DATA SECTION:
##########
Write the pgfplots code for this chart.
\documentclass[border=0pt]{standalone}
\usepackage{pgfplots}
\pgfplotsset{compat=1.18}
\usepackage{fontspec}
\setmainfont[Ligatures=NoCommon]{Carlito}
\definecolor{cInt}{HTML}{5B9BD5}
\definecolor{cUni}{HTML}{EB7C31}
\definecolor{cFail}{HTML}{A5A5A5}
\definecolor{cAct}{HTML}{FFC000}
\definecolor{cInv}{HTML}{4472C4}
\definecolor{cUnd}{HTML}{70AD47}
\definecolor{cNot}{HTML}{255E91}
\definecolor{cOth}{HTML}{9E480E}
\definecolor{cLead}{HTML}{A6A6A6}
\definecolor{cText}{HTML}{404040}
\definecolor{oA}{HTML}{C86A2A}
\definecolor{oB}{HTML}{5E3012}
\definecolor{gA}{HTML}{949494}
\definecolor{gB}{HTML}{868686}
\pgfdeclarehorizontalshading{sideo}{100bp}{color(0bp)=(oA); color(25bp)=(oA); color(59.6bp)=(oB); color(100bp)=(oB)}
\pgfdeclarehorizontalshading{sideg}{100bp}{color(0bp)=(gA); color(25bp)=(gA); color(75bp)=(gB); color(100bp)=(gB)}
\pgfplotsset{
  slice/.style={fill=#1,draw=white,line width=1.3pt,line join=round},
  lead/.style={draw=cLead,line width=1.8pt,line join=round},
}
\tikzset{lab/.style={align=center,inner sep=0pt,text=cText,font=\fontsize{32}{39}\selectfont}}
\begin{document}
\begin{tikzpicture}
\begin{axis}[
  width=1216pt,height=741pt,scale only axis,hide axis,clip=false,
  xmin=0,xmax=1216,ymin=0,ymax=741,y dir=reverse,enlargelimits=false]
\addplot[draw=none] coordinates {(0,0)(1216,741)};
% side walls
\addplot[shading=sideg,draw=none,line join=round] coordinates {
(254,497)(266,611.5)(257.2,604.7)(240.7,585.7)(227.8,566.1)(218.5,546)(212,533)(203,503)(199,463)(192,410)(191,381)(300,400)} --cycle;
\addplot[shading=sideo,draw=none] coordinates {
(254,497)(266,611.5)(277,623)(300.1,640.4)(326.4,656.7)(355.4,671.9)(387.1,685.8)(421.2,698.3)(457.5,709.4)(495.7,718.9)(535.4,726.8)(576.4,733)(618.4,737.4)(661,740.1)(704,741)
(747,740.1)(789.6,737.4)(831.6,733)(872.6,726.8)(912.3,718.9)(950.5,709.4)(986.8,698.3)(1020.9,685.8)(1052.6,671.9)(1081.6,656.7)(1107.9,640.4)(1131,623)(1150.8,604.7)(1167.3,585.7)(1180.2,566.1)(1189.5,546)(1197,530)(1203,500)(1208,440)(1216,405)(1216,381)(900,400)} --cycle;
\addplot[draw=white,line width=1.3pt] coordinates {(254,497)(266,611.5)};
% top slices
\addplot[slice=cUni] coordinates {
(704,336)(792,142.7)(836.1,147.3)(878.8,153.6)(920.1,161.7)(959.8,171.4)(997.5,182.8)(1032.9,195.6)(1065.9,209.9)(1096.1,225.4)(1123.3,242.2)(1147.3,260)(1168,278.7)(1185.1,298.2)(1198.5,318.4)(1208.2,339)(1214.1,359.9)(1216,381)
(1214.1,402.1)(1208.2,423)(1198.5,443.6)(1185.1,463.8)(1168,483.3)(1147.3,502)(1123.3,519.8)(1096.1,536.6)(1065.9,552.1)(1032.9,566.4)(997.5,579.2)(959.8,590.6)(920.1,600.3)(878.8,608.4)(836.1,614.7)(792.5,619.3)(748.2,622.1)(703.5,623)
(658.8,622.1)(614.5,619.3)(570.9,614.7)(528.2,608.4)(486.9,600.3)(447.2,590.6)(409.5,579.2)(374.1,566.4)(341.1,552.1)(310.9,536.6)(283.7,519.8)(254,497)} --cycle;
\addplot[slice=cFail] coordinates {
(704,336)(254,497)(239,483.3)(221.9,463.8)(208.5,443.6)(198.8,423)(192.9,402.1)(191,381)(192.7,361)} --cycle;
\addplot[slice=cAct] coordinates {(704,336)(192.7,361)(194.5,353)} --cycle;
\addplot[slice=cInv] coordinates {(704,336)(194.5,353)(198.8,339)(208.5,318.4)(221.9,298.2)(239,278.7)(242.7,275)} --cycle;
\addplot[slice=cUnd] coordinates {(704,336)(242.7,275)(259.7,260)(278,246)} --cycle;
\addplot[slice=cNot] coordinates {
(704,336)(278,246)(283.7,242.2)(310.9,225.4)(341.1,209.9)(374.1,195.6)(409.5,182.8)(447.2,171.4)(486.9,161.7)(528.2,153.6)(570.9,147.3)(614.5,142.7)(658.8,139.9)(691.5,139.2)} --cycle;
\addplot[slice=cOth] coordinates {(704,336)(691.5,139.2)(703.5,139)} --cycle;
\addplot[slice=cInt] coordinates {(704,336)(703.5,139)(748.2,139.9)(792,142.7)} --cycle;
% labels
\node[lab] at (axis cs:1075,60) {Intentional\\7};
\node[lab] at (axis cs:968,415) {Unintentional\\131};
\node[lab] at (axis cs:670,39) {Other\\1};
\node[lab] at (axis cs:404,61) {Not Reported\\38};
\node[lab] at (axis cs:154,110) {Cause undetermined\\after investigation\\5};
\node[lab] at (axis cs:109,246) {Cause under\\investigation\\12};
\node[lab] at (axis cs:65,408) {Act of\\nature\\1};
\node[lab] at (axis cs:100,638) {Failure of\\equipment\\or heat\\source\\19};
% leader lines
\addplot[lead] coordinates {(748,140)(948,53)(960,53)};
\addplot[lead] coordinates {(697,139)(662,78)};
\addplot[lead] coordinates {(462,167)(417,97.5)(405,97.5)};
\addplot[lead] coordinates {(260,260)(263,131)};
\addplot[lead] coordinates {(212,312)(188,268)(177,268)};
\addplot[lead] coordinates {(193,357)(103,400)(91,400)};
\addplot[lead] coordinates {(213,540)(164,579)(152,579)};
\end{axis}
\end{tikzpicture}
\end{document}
##########
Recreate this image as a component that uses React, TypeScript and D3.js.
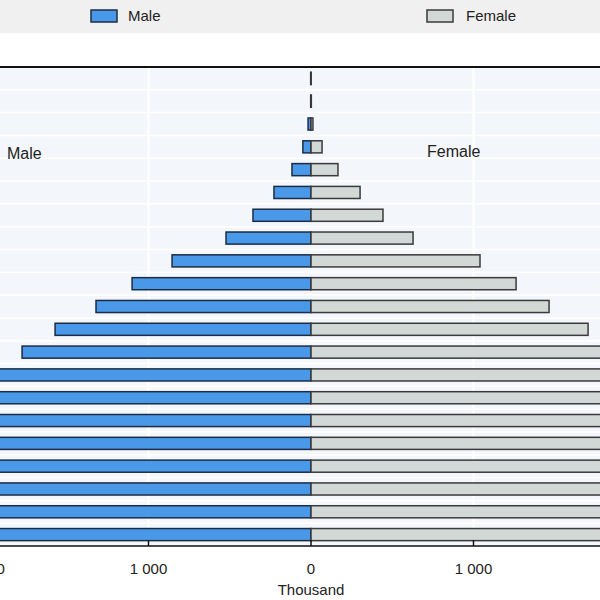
##########
PROBLEM TO SOLVE: For the entries above, state how many lines contain the word "this". Provide the number by itself.

ANSWER TO THE EXERCISE: 2